Enter the SV Assassin
Yes, Kawasaki's intriguing twin-cylinder Ninja 650R is coming to America and no, it's not a warmed-over, punched-out version of the pre-primordial EX500. Wrapped in more marketable plastic skin, U.S.-bound bikes are infinitely easier to look at than the minimalist neo-jellybean ER-6n Kawasaki sells in Europe. Those are both good things, and the story gets better from there. Billed as a sporty all-rounder and aimed at the jugular vein of Suzuki's popular SV650, the green team's latest middleweight looks like a refreshing alternative to uncomfortable, expensive, track-sharp 600s.

Because a V-twin would have been too long for what Kawasaki's engineering brain-trust had in mind, power comes from a liquid-cooled, fuel-injected 649cc parallel-twin. Working under two cams and eight valves, the new Ninja's relatively oversquare (83mm x 60mm), fuel-injected cylinders are tuned to produce the sort of mid-range power favored by rookies as well as aspiring experts.

A balance shaft geared to the 180-degree crankshaft should cancel most of the twin's vibration.
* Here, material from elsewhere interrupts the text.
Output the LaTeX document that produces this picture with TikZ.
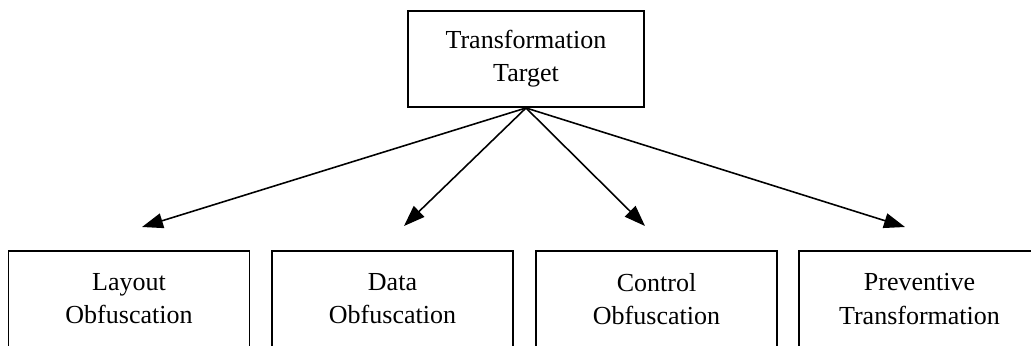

Stacked transmission shafts keep the new mill short, while a semi-dry-sump design--oil stored in the gearbox allows a shallow pan--similar to Kawasaki's KX450F motocrosser's helps keep it short. Such compact engine dimensions keep seat-height low, with room left over to sling that stylish muffler directly underneath. Though Kawasaki hasn't released official horsepower numbers, expect something close to the Euro-only ER-6n's 72 bhp at 8500 rpm--comparable to the SV650.
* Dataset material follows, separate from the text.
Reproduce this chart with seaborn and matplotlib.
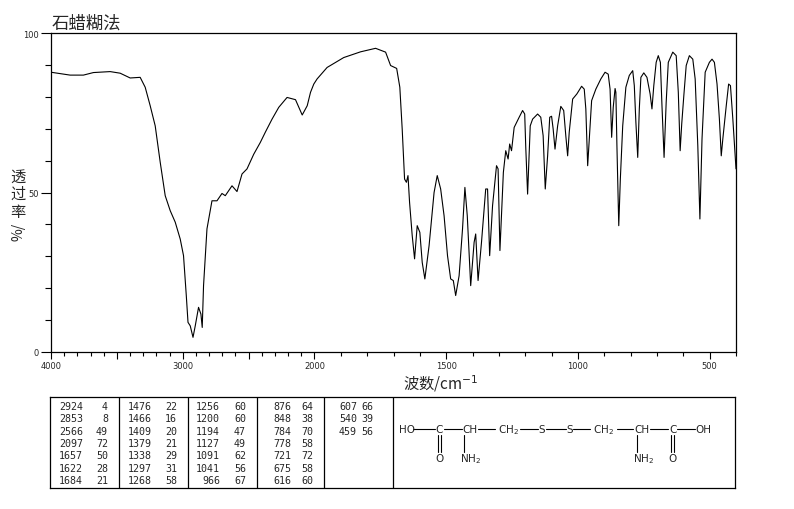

Using a lattice of steel tubes rather than slab-sided aluminum spars, the 650 bolts its single shock to its steel swingarm with no linkage in between. Petal-style 300mm front rotors are paired with dual-piston calipers to save a few bucks, but stopping power should be sufficient for sporting street duty. Though it's too soon to tell if it's capable of dethroning Suzuki's little SV, we'll say this much: The 650R looks like very good news for anyone in the market for a simple, stylish, affordable roadster.

Yamaha YZF-R6
The '06 instrument pod looks very much the same as what you'd find in the cockpit of an '05 R6 with one sizeable difference. In case you haven't already noticed, the new bike's rev limit has migrated to 17,500 rpm: 2000 rpm to the right of where it was. Specifics are slim at press time, but dramatically oversquare 67mm x 42.5mm cylinder dimensions and new titanium valves empower the stratospheric rev ceiling.
Yamaha FZ1
The FZ6, Yamaha's latest foray into the world of sporting middleweight practicality, is back for '06. Changes are few and essentially cosmetic: a new monochromatic fairing treatment plus a black engine and frame aim at cleaning up the look of the bike. Works for us. You?
Yamaha R1 LE
Essentially a standard-issue R1 in bumblebee livery, the 2006 YZF-R1 SE (left) is a more readily available 998cc celebration of Yamaha's 50th birthday. OK, so it doesn't have the LE's swank hlins suspenders. Fork sliders get a natty gold coating this time around. It also comes in black or blue-and-white Yamaha Racing livery (right). With a claimed dry weight of 381 pounds, it's 2 pounds lighter than the Limited Edition, if that's any consolation.
Yamaha FJR1300
If the FJR1300 looks like another plastic-wrapped derivative, try an '06 Stratoliner S. Strictly speaking, the retro-chic tourer is part of the Star constellation, but it's still a Yamaha at heart. Powered by a 113-cubic-inch 48-degree pushrod V-twin, it's a brand-new way to cruise back to the good old days. This two-tone silver metallic version goes for $16,580.
Honda CBR1000R
The '06 Interceptor gets welcome changes to its VTEC system, breathing through eight valves until 6400 rpm and all 16 thereafter. New ECU mapping intends to smooth the segue between. Aesthetic amendments include clear turn-signal lenses, a gradient-tint windscreen, refinished mufflers and heat shielding as well as a more integrated front cowling treatment and new instruments.
The '06 599 is essentially Honda's '05 Euro-spec CB600F Hornet. It arrives stateside wearing a 41mm inverted fork with HMAS valving, as well as a tiny windscreen. With details such as a svelte new front fender, grippy dual-texture seat upholstery, gold-finish brake calipers and front disc-carriers set against silver wheels, the look is anything but cheap.
Suzuki GSX-R600
Identical save for engine displacement and fairing decals, the 2006 GSX-R750 shares the 600's updates. Because the new 750 was built using the 600's more compact engine cases, however, it's now less oversquare--its 70.0mm bore is 2mm smaller than before, and its 48.7mm stroke is 2.7mm longer. The result should be increased midrange power at the possible expense of top-end revs. The blueprint for the two, the 2005 GSX-R1000, returns unchanged except for new paint and graphics.
Kawasaki ZX-10R
If the '06 ZX-10R goes as fast as it looks, all the other literbikes will be fighting for second place. Engineers worked at creating a friendlier beast, but it's a beast nonetheless. That tricky underseat exhaust system uses a 4-2-1-2 design and two catalytic converters. Oxygen sensors upstream help control exhaust temperature and cut emissions.
Kawasaki Ninja 650R
If a four is too wide for your design and a V-twin is too long, build a parallel-twin. A semi-dry-sump lubrication system helps reduce engine height. Plated, linerless aluminum cylinders help keep it slim as well. To keep things cool and simple, coolant flows from the crankcases to the cylinders and head via internal passages--no ugly hoses outside to muck things up.